### Dataset content
┌──

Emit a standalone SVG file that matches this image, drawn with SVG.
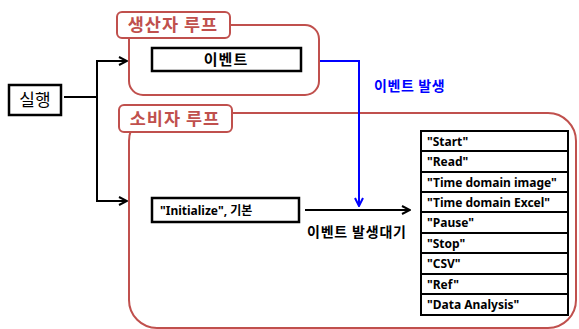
<svg xmlns="http://www.w3.org/2000/svg" width="579" height="329" viewBox="0 0 579 329">
<defs>
<marker id="ah" viewBox="0 0 10 10" refX="9" refY="5" markerWidth="10" markerHeight="10" markerUnits="userSpaceOnUse" orient="auto"><path d="M1,1 L9,5 L1,9" fill="none" stroke="#000" stroke-width="2"/></marker>
<marker id="ahb" viewBox="0 0 10 10" refX="9" refY="5" markerWidth="10" markerHeight="10" markerUnits="userSpaceOnUse" orient="auto"><path d="M1,1 L9,5 L1,9" fill="none" stroke="#0000ff" stroke-width="2"/></marker>
<style>
.loop{fill:#fff;stroke:#c0504d;stroke-width:2}
.ttl{fill:#fff;stroke:#c0504d;stroke-width:2}
.tt{font-family:"Noto Sans CJK KR",sans-serif;font-weight:bold;font-size:17.5px;letter-spacing:1px;fill:#c0504d}
.box{fill:#fff;stroke:#000;stroke-width:2.5}
.row{fill:#fff;stroke:#000;stroke-width:2}
.k{font-family:"Noto Sans CJK KR",sans-serif;font-weight:bold;fill:#000}
.e{font-family:"Noto Sans","Noto Sans CJK KR",sans-serif;font-weight:bold;font-size:12px;fill:#000}
.ln{fill:none;stroke:#000;stroke-width:2}
</style>
</defs>
<g id="consumer-loop">
<rect class="loop" x="129" y="113" width="447" height="215" rx="28"/>
</g>
<g id="producer-loop">
<rect class="loop" x="129" y="25" width="190" height="70" rx="14"/>
</g>
<g id="connectors">
<polyline class="ln" points="64,97 97,97"/>
<polyline class="ln" points="97,201 97,61 127,61" marker-end="url(#ah)"/>
<polyline class="ln" points="97,120 97,201 127,201" marker-end="url(#ah)"/>
<polyline fill="none" stroke="#0000ff" stroke-width="2" points="320,61 359,61 359,206" marker-end="url(#ahb)"/>
<line class="ln" x1="305" y1="210" x2="410" y2="210" marker-end="url(#ah)"/>
<text x="374" y="91" font-family="'Noto Sans CJK KR',sans-serif" font-weight="bold" font-size="14" letter-spacing="0.6" fill="#0000ff">이벤트 발생</text>
<text class="k" x="307" y="237" font-size="14" letter-spacing="0.8">이벤트 발생대기</text>
</g>
<g id="producer-title">
<rect class="ttl" x="117" y="12" width="113" height="26" rx="5"/>
<text class="tt" x="173" y="31" text-anchor="middle">생산자 루프</text>
</g>
<g id="consumer-title">
<rect class="ttl" x="119" y="105" width="113" height="27" rx="5"/>
<text class="tt" x="175" y="125" text-anchor="middle">소비자 루프</text>
</g>
<g id="run">
<rect class="box" x="9" y="85" width="52" height="30"/>
<text x="35" y="106" text-anchor="middle" font-family="'Noto Sans CJK KR',sans-serif" font-size="17" fill="#000">실행</text>
</g>
<g id="event">
<rect class="box" x="152" y="48" width="149" height="23"/>
<text class="k" x="226" y="65" text-anchor="middle" font-size="15" letter-spacing="1">이벤트</text>
</g>
<g id="initialize">
<rect class="box" x="152" y="198" width="147" height="24"/>
<text class="e" x="160" y="215">"Initialize", 기본</text>
</g>
<g id="event-list">
<rect class="row" x="421" y="131" width="147" height="20"/><text class="e" x="427" y="146">"Start"</text>
<rect class="row" x="421" y="151" width="147" height="21"/><text class="e" x="427" y="166">"Read"</text>
<rect class="row" x="421" y="172" width="147" height="20"/><text class="e" x="427" y="187">"Time domain image"</text>
<rect class="row" x="421" y="192" width="147" height="20"/><text class="e" x="427" y="207">"Time domain Excel"</text>
<rect class="row" x="421" y="212" width="147" height="21"/><text class="e" x="427" y="227">"Pause"</text>
<rect class="row" x="421" y="233" width="147" height="20"/><text class="e" x="427" y="248">"Stop"</text>
<rect class="row" x="421" y="253" width="147" height="21"/><text class="e" x="427" y="268">"CSV"</text>
<rect class="row" x="421" y="274" width="147" height="20"/><text class="e" x="427" y="289">"Ref"</text>
<rect class="row" x="421" y="294" width="147" height="21"/><text class="e" x="427" y="309">"Data Analysis"</text>
</g>
</svg>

└──

Restate the full listing verbatim and drop every picture.

Emit a standalone SVG file that matches this image, drawn with SVG.
<svg xmlns="http://www.w3.org/2000/svg" width="579" height="329" viewBox="0 0 579 329">
<defs>
<marker id="ah" viewBox="0 0 10 10" refX="9" refY="5" markerWidth="10" markerHeight="10" markerUnits="userSpaceOnUse" orient="auto"><path d="M1,1 L9,5 L1,9" fill="none" stroke="#000" stroke-width="2"/></marker>
<marker id="ahb" viewBox="0 0 10 10" refX="9" refY="5" markerWidth="10" markerHeight="10" markerUnits="userSpaceOnUse" orient="auto"><path d="M1,1 L9,5 L1,9" fill="none" stroke="#0000ff" stroke-width="2"/></marker>
<style>
.loop{fill:#fff;stroke:#c0504d;stroke-width:2}
.ttl{fill:#fff;stroke:#c0504d;stroke-width:2}
.tt{font-family:"Noto Sans CJK KR",sans-serif;font-weight:bold;font-size:17.5px;letter-spacing:1px;fill:#c0504d}
.box{fill:#fff;stroke:#000;stroke-width:2.5}
.row{fill:#fff;stroke:#000;stroke-width:2}
.k{font-family:"Noto Sans CJK KR",sans-serif;font-weight:bold;fill:#000}
.e{font-family:"Noto Sans","Noto Sans CJK KR",sans-serif;font-weight:bold;font-size:12px;fill:#000}
.ln{fill:none;stroke:#000;stroke-width:2}
</style>
</defs>
<g id="consumer-loop">
<rect class="loop" x="129" y="113" width="447" height="215" rx="28"/>
</g>
<g id="producer-loop">
<rect class="loop" x="129" y="25" width="190" height="70" rx="14"/>
</g>
<g id="connectors">
<polyline class="ln" points="64,97 97,97"/>
<polyline class="ln" points="97,201 97,61 127,61" marker-end="url(#ah)"/>
<polyline class="ln" points="97,120 97,201 127,201" marker-end="url(#ah)"/>
<polyline fill="none" stroke="#0000ff" stroke-width="2" points="320,61 359,61 359,206" marker-end="url(#ahb)"/>
<line class="ln" x1="305" y1="210" x2="410" y2="210" marker-end="url(#ah)"/>
<text x="374" y="91" font-family="'Noto Sans CJK KR',sans-serif" font-weight="bold" font-size="14" letter-spacing="0.6" fill="#0000ff">이벤트 발생</text>
<text class="k" x="307" y="237" font-size="14" letter-spacing="0.8">이벤트 발생대기</text>
</g>
<g id="producer-title">
<rect class="ttl" x="117" y="12" width="113" height="26" rx="5"/>
<text class="tt" x="173" y="31" text-anchor="middle">생산자 루프</text>
</g>
<g id="consumer-title">
<rect class="ttl" x="119" y="105" width="113" height="27" rx="5"/>
<text class="tt" x="175" y="125" text-anchor="middle">소비자 루프</text>
</g>
<g id="run">
<rect class="box" x="9" y="85" width="52" height="30"/>
<text x="35" y="106" text-anchor="middle" font-family="'Noto Sans CJK KR',sans-serif" font-size="17" fill="#000">실행</text>
</g>
<g id="event">
<rect class="box" x="152" y="48" width="149" height="23"/>
<text class="k" x="226" y="65" text-anchor="middle" font-size="15" letter-spacing="1">이벤트</text>
</g>
<g id="initialize">
<rect class="box" x="152" y="198" width="147" height="24"/>
<text class="e" x="160" y="215">"Initialize", 기본</text>
</g>
<g id="event-list">
<rect class="row" x="421" y="131" width="147" height="20"/><text class="e" x="427" y="146">"Start"</text>
<rect class="row" x="421" y="151" width="147" height="21"/><text class="e" x="427" y="166">"Read"</text>
<rect class="row" x="421" y="172" width="147" height="20"/><text class="e" x="427" y="187">"Time domain image"</text>
<rect class="row" x="421" y="192" width="147" height="20"/><text class="e" x="427" y="207">"Time domain Excel"</text>
<rect class="row" x="421" y="212" width="147" height="21"/><text class="e" x="427" y="227">"Pause"</text>
<rect class="row" x="421" y="233" width="147" height="20"/><text class="e" x="427" y="248">"Stop"</text>
<rect class="row" x="421" y="253" width="147" height="21"/><text class="e" x="427" y="268">"CSV"</text>
<rect class="row" x="421" y="274" width="147" height="20"/><text class="e" x="427" y="289">"Ref"</text>
<rect class="row" x="421" y="294" width="147" height="21"/><text class="e" x="427" y="309">"Data Analysis"</text>
</g>
</svg>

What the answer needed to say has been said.